Not until the Mongols had answered Chu’s rising with a tightening of the nationality laws did the revolutionary movement become a national movement, directed against the foreigners as such. And only when Chu came under the influence of the first people of the gentry who joined him, whether voluntarily or perforce, did what had been a revolutionary movement become a struggle for the substitution of one dynasty for another without interfering with the existing social system. Both these points were of the utmost importance to the whole development of the Ming epoch.
The Mongols were driven out fairly quickly and without great difficulty. The Chinese drew from the ease of their success a sense of superiority and a clear feeling of nationalism. This feeling should not be confounded with the very old feeling of Chinese as a culturally superior group according to which, at least in theory though rarely in practice, every person who assimilated Chinese cultural values and traits was a “Chinese”. The roots of nationalism seem to lie in the Southern Sung period, growing up in the course of contacts with the Juchen and Mongols; but the discriminatory laws of the Mongols greatly fostered this feeling. From now on, it was regarded a shame to serve a foreigner as official, even if he was a ruler of China.
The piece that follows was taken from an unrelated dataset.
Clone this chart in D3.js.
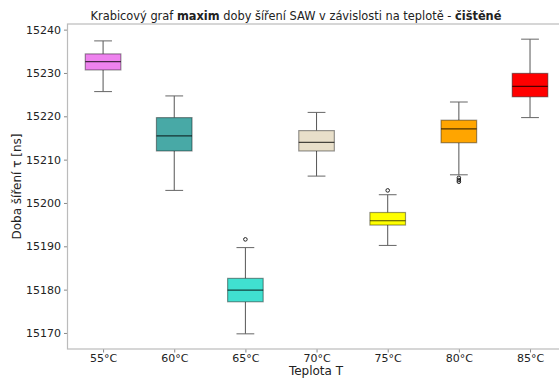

2 Wars against Mongols and Japanese
It had been easy to drive the Mongols out of China, but they were never really beaten in their own country. On the contrary, they seem to have regained strength after their withdrawal from China: they reorganized themselves and were soon capable of counter-thrusts, while Chinese offensives had as a rule very little success, and at all events no decisive success. In the course of time, however, the Chinese gained a certain influence over Turkestan, but it was never absolute, always challenged. After the Mongol empire had fallen to pieces, small states came into existence in Turkestan, for a long time with varying fortunes; the most important one during the Ming epoch was that of Hami, until in 1473 it was occupied by the city-state of Turfan. At this time China actively intervened in the policy of Turkestan in a number of combats with the Mongols. As the situation changed from time to time, these city-states united more or less closely with China or fell away from her altogether. In this period, however, Turkestan was of no military or economic importance to China.